Savage in Love

Past posts on poetry have been naked cheating on my part.  In all cases, they have been poems I know well, and have known for years.  Now, I have a slightly new system, and challenge for myself.  From time to time, I’m going to open an anthology of poetry at random, find a poem I haven’t read before (and which is short enough to quote in its entirety) and write on it.

The first contender is by Walter Savage Landor, and takes its name from the first line:

Past ruined Ilion Helen lives,
Alcestis rises from the shades;
Verse calls them forth; ’tis verse that gives
Immortal youth to mortal maids:

Soon shall Oblivion’s deepening veil
Hide all the peopled hills you see,
The gay, the proud, while lovers hail
In distant ages you and me.

The tear for fading beauty check,
For passing glory cease to sigh;
One form shall rise above the wreck,
One name, Ianthe, shall not die.

‘Ianthe’ was Landor’s pet-name for Sophia Jane Smith (later the Countess de Morlandé), with whom Landor had a long affair.  I’m no biographer, but I think it’s a safe bet that sexual frustration wasn’t one of Landor’s problems after Sophia read this poem.

Isn’t the tetrameter of this set of three quatrains delightfully terse and muscular?  You can see it flexing – sure of itself, alive with a sense of its own power.  That’s not a bad trick to pull off with tetrameter: our old friend R F Brewer warns us that this is an ‘octosyllabic measure, witch is of dangerously easy construction, and very apt to degenerate into sing-song’.  It’s far from being sing-song here.  And if you fudge through ‘Oblivion’s deepening’ is completely consistent all the way.
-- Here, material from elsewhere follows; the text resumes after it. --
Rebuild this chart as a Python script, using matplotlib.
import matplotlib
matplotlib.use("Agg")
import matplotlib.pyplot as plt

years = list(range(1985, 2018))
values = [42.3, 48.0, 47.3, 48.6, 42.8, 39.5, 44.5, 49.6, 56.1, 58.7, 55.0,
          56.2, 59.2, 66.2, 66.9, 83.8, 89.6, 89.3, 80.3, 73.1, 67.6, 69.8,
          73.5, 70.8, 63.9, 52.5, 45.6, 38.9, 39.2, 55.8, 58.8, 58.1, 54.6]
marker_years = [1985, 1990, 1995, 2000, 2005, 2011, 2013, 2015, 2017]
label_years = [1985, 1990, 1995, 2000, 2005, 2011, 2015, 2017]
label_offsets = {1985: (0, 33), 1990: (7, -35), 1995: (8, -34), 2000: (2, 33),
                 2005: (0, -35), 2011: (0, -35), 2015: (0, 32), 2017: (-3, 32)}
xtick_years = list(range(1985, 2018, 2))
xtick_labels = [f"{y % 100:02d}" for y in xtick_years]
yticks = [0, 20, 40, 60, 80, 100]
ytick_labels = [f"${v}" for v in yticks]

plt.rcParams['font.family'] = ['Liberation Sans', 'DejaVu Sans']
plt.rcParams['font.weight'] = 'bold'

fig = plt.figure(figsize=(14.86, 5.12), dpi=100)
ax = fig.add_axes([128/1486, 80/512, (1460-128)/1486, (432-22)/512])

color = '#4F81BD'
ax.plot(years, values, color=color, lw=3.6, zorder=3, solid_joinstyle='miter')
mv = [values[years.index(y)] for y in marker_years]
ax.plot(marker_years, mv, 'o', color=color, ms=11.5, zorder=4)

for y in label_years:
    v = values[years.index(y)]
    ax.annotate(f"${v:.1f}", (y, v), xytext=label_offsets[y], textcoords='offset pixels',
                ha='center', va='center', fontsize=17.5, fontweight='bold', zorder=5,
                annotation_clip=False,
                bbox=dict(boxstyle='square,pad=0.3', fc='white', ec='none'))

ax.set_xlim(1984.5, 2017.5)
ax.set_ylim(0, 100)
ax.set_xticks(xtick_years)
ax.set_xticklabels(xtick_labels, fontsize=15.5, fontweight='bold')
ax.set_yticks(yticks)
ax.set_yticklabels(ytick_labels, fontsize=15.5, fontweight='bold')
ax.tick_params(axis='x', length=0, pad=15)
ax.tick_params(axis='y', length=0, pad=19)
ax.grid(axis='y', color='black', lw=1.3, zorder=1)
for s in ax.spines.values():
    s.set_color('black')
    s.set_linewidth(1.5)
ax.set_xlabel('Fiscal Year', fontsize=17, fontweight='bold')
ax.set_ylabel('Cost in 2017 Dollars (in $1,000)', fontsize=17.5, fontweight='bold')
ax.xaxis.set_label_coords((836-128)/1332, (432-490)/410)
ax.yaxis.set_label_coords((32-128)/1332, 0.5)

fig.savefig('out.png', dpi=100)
Landor reprises a rather common theme of love poetry here: the idea that the poet has the power to grant his beloved eternal life.  Shakespeare liked this trick too, and used it most famously in his eighteenth sonnet (‘But thy eternal summer shall not fade/Nor lose possession of that fair thou ow’st/Nor shall death brag thou wander’st in his shade/When in eternal lines to time thou grow’st’), and you have to admit it’s not a bad little compliment.

Ancient Greek allusions are everywhere in this poem: Helen of Troy (the Latin name for Troy is Ilium) celebrated as the most beautiful woman who ever lived; Aclestes (who sacrificed herself for her husband and was rescued from the underworld by Hercules) and finally Ianthe.  Ianthe was a girl who was so beautiful and beloved of the gods that they caused purple flowers to surround her grave.

Tell me that the Helen and Ianthe references wouldn’t loosen the knickers of any woman with a classical education.

The second stanza is my favourite, I think.  I love ‘Soon shall Oblivion’s deepening veil/Hide all the peopled hills you see’.  Stunning.  I’m a fan of the neat alliteration in the second line and sibilance holding the first and final words together.

Why doesn’t anyone ever write poetry like this about me?